The dynamic of a college sports team is unique. Rosters are ever changing because of graduating seniors and incoming freshmen, and the occasional transfer. It’s a lot for a coach to handle, and those who consistently field a national powerhouse deserve a ton of credit. There’s another part of that dynamic. A part that I wish coaches didn’t have to deal with, and that tends to infuriate me: The athlete who leaves early to go chase the green paper. This rant is directed right at those greedy individuals, basketball players specifically.
I’ll start by admitting that a lot of my frustration is the result of a rule change the NBA made just about eight years ago—after LeBron James was drafted out of high school—that required players to play a least one year on a collegiate team before being able to enter the NBA draft. Because of this rule, college teams that land the top recruits in the nation are basically renting a player (or five if you’re John Calipari) for one year before the inevitably jump ship for the Association.
Maybe my frustration also stems from the fact that Syracuse, who was already graduating two top-tier seniors in Scoop Jardine and Kris Joseph, lost Dion Waiters and Fab Melo (both sophomores) to the NBA.
Maybe this frustration goes back even further to 2003, when SU won the national title, only to have the man who led that team—Carmelo Anthony—leave school after one year. It all worked out for him though, he got his banner, and his name on the campuses state-of-the-art athletic facility. Thanks for all you did, Melo, in that one season…
Did that come off bitter? I hope so.
Any fan of any college team should be bitter when their team is loaded, runs deep in the tournament, and then has everyone bail before they can even celebrate their national title.Just look at Kentucky this year—or every year. Anthony Davis, this year’s national player of the year, and NCAA Tournament MVP, a freshman will be going to the draft along with his teammate, Michael Kidd-Gilchrist, another freshman. The Wildcats were the clear number-one team in the country for a better part of this season and dominated on their way to the school’s eighth national title. Imagine what kind of season they could have had next year or two years from now when their young stars were seasoned veterans.
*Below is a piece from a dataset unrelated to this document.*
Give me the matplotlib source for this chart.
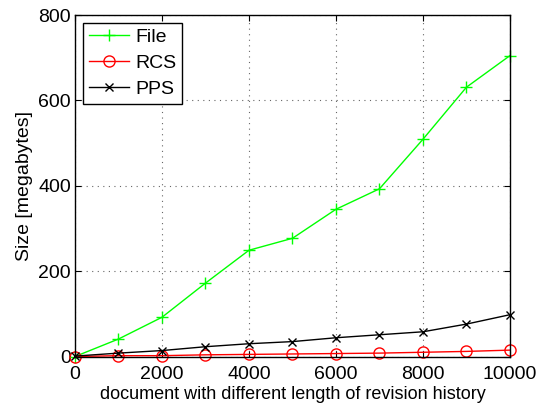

Maybe they rip off two or three more titles over the next three years.
How about the 2009-2010 Kentucky team, who didn’t win the national title (they lost in the Elite 8 to West Virginia), but had four of their starting five players get drafted after that season. Three of those four were just freshman who carried the team—John Wall, DeMarcus Cousins, and Eric Bledsoe
Just think about this starting five: Wall, Davis, Kidd-Gilchrist, Cousins, Bledsoe. I don’t think you could find a better one-through-five in the country in the last few years. They would’ve had two years together if they all played out their collegiate careers.
Imagine what Carmelo could have done if he played three more years with Hakim Warrick and Gerry McNamara. Maybe the Orange would have more than one national title. Melo, maybe you could’ve gotten two or three buildings with your name. How about this: Drop Carrier and make it the Carmelo Dome? I guess we’ll never know.
For these elite teams, a star athlete leaving early usually only stings for a short period of time though thanks to their strong recruiting pipelines. But the fact is, it does sting. I feel like I’m being betrayed. The kid I was just rooting for, who played because he loved the game, just left all that innocence behind to go make big bucks. It leaves a pit in my stomach. I feel like I’m being stabbed in the back. They’re a turncoat.
Am I overreacting? Maybe.
Am I the one being greedy? Possibly.
But why not stay those extra few years? Work on perfecting your game at this level, and show me that you’re willing to finish something you started—that degree. Hell, just stay and enjoy college life. Whatever I have to say, I’ll say it if you just stick around for your four years of eligibility so I can feel fulfilled.
Like I started out saying, though, a lot of this could have been avoided if the NBA stuck with their old rule, allowing high school seniors to be drafted. It’s not like they’re protecting someone’s physical well-being like the NFL did with their draft-eligibility requirements. If a kid wants to and has the ability to play in the NBA at that age, let them. Don’t make them tease college fans for a year and then rip their hearts out when they bounce off campus.